* [Work to complete] Locate all lines with the word "this". Copy them.

#### Available records ####

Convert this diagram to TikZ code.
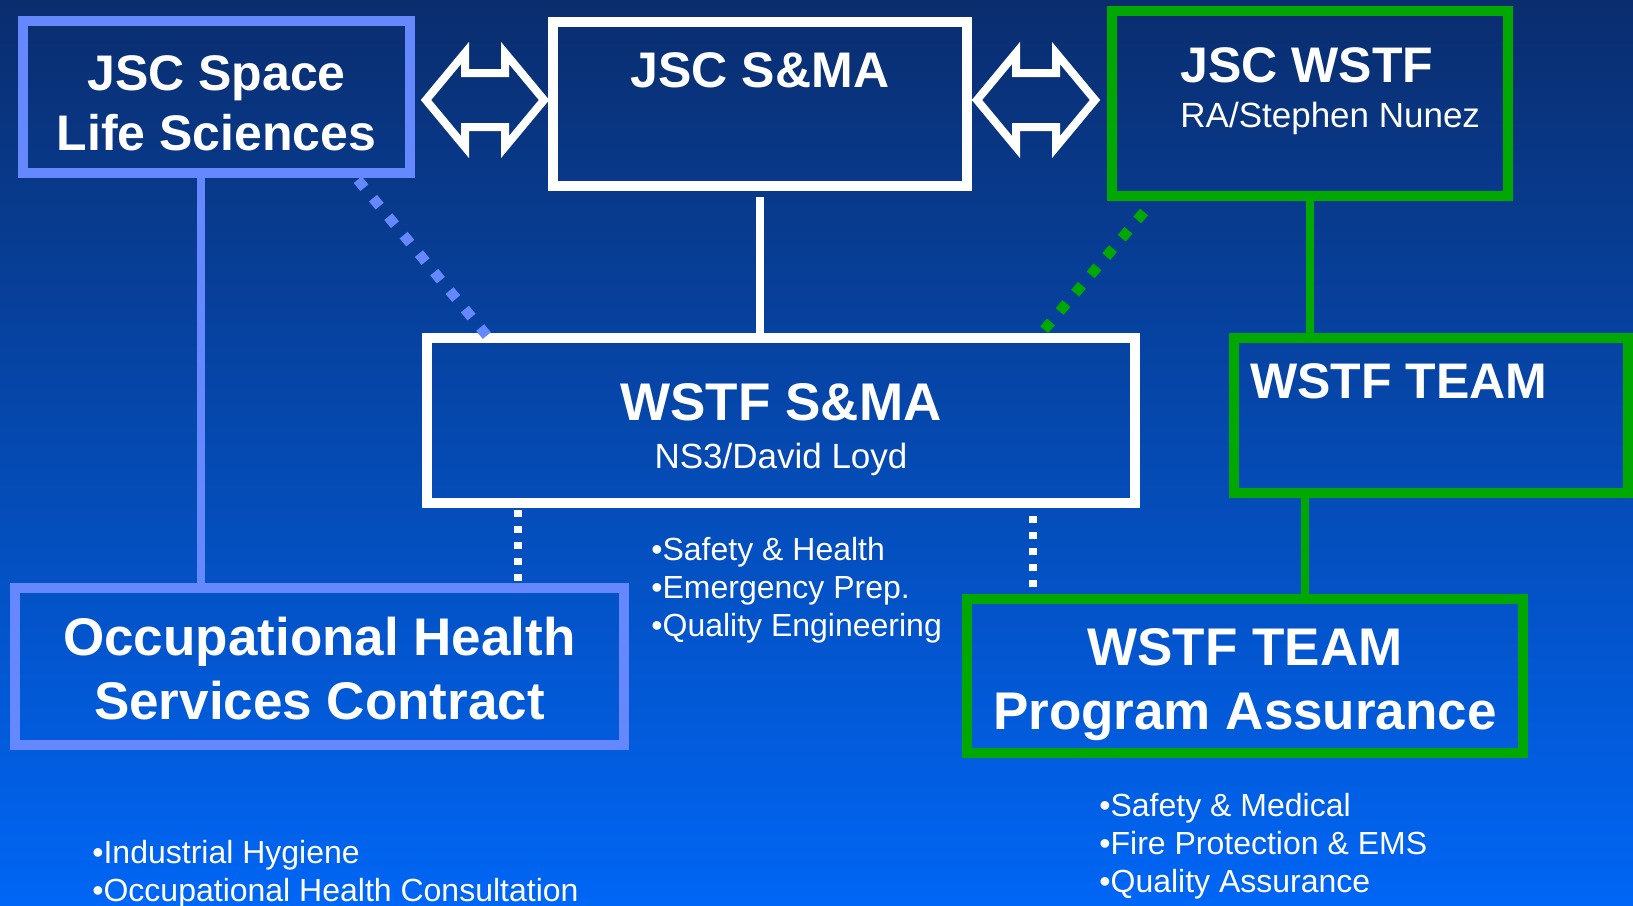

####
#### Available records ####

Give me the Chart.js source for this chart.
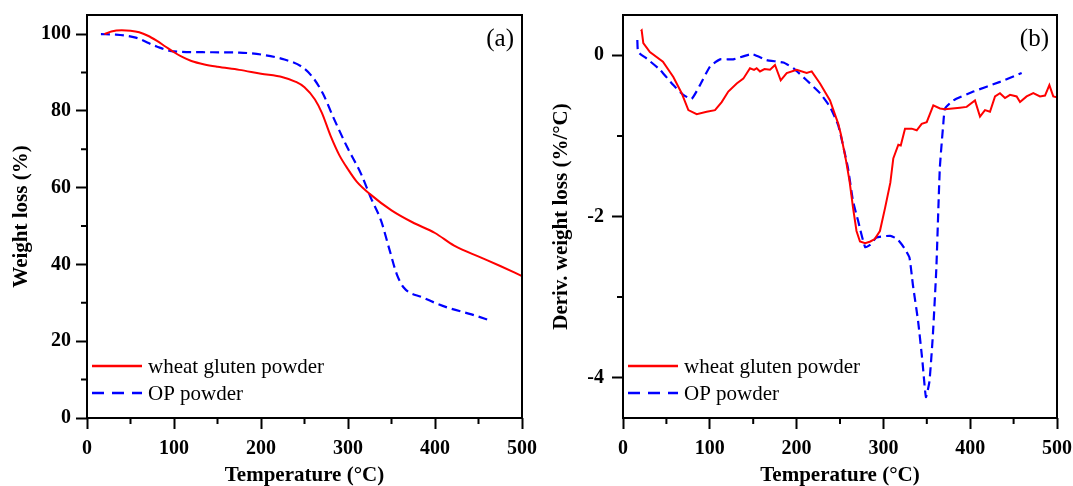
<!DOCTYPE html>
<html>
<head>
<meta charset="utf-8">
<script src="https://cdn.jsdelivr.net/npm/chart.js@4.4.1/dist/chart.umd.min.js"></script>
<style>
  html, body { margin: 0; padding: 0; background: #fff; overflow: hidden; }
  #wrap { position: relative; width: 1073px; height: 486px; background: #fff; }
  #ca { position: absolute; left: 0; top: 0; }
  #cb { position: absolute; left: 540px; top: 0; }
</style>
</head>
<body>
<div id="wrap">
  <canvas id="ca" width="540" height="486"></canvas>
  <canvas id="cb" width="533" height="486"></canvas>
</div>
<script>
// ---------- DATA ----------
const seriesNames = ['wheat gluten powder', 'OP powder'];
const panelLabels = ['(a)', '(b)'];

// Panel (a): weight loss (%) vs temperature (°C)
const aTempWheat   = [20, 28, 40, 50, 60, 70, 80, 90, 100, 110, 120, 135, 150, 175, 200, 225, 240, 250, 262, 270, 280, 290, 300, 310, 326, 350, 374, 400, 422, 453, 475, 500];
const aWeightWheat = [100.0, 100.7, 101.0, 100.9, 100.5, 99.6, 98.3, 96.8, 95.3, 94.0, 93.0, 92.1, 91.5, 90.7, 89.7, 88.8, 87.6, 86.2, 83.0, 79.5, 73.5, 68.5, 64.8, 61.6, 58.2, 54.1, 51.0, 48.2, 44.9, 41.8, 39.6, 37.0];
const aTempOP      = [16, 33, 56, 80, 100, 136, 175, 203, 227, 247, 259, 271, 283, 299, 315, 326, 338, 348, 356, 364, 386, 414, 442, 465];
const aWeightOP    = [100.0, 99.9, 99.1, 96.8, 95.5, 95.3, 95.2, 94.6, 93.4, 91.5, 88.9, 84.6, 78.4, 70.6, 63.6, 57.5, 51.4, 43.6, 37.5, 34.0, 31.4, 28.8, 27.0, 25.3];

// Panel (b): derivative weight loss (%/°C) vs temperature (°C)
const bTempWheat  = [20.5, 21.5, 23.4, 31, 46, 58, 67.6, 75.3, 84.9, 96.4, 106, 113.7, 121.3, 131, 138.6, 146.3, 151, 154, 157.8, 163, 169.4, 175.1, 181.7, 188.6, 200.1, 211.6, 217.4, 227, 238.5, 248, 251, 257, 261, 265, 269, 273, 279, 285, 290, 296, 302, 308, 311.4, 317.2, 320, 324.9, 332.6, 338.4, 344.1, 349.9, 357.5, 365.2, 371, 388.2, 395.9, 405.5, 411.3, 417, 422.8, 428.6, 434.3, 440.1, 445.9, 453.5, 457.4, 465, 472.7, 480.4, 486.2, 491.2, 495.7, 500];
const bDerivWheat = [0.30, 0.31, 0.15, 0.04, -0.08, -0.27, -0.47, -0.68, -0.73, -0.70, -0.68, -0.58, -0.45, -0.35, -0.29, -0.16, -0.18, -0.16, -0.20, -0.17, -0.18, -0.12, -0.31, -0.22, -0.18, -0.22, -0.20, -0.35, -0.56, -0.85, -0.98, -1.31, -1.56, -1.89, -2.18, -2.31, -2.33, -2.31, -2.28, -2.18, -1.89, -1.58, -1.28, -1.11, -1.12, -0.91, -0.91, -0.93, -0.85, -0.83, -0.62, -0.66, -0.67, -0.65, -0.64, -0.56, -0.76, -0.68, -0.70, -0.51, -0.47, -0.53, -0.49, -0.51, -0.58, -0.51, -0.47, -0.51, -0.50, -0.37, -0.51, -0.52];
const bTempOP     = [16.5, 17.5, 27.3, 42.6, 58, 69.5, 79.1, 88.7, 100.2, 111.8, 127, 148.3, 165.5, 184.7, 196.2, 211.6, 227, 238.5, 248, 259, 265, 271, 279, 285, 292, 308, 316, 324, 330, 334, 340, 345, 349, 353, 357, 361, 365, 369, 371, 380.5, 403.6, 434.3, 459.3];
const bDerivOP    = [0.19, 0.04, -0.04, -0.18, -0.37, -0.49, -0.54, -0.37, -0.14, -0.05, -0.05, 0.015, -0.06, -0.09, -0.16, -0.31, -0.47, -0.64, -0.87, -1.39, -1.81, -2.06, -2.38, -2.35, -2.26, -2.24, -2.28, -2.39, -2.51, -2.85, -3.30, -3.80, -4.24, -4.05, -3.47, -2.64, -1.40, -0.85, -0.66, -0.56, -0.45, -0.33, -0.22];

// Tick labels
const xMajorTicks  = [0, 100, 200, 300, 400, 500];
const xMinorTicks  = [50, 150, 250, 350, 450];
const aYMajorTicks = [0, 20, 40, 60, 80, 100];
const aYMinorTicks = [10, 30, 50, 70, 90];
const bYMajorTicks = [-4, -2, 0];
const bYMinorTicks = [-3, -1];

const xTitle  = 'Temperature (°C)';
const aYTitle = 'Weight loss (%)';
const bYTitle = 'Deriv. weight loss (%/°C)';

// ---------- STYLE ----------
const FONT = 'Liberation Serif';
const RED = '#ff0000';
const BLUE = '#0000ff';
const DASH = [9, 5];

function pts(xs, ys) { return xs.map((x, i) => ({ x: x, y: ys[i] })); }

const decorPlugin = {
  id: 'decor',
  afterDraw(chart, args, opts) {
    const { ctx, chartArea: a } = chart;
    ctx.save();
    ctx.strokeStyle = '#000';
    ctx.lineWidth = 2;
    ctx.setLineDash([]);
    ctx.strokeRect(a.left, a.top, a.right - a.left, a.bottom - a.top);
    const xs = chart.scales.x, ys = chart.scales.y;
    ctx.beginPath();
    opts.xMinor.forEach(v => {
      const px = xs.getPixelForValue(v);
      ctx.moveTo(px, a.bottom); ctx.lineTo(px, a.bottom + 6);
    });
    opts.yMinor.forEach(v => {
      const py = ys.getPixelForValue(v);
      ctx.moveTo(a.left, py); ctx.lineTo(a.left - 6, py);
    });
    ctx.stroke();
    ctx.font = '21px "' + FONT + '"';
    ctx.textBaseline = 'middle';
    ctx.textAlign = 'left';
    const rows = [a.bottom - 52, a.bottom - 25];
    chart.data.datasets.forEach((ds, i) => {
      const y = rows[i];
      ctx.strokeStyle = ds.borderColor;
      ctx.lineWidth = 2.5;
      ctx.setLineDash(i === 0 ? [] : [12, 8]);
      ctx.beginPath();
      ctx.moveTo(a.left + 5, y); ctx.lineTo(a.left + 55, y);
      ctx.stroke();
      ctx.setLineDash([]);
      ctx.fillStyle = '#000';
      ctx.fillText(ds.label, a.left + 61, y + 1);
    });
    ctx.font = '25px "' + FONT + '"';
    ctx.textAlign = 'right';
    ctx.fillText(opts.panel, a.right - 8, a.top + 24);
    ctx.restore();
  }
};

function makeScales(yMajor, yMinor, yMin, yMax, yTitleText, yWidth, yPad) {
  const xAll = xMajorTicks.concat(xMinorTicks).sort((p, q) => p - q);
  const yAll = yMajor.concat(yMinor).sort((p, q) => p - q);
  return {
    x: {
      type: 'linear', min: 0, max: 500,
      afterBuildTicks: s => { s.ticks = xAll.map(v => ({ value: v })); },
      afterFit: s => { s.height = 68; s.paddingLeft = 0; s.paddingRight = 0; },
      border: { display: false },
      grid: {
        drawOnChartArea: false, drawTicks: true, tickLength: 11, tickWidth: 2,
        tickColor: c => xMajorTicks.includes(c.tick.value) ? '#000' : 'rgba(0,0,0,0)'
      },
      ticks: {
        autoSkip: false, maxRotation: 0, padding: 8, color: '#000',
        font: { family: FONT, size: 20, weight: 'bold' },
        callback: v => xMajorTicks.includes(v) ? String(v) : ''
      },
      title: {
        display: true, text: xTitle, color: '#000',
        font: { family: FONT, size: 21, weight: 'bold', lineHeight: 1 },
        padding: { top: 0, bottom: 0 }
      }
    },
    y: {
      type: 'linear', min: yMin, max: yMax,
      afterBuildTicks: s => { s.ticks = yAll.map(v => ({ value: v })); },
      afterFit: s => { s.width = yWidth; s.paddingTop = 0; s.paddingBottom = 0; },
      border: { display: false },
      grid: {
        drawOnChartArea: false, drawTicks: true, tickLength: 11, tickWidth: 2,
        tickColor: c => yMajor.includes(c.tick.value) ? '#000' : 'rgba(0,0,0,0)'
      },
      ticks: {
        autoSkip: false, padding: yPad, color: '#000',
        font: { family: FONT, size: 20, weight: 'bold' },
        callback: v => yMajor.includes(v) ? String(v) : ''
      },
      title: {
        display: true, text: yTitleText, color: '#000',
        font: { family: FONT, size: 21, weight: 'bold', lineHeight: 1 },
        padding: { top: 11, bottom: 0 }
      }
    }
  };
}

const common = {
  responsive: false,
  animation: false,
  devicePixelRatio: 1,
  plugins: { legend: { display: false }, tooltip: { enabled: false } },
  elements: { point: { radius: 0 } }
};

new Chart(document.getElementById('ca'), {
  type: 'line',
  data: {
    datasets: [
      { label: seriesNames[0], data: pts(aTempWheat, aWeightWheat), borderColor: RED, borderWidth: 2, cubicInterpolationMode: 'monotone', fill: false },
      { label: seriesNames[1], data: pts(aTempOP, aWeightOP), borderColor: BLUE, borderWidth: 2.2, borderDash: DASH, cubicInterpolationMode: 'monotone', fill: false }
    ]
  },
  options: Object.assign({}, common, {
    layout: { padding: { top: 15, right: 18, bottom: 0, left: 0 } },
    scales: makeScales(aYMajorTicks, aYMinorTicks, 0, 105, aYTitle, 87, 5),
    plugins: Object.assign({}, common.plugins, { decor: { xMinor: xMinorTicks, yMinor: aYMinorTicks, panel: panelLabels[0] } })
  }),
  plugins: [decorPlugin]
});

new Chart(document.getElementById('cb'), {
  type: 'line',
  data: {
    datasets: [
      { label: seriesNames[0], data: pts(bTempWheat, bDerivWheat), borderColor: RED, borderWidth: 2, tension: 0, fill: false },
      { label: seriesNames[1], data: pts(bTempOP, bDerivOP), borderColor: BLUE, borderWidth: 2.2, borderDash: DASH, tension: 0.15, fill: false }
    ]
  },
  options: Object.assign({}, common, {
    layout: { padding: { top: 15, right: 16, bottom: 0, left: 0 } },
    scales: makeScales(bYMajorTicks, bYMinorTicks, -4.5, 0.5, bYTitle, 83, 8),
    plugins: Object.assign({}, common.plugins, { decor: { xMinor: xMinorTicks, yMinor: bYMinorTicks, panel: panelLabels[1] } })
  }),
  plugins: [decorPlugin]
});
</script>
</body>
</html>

####

* [Worked solution]
Convert this diagram to TikZ code.
Give me the Chart.js source for this chart.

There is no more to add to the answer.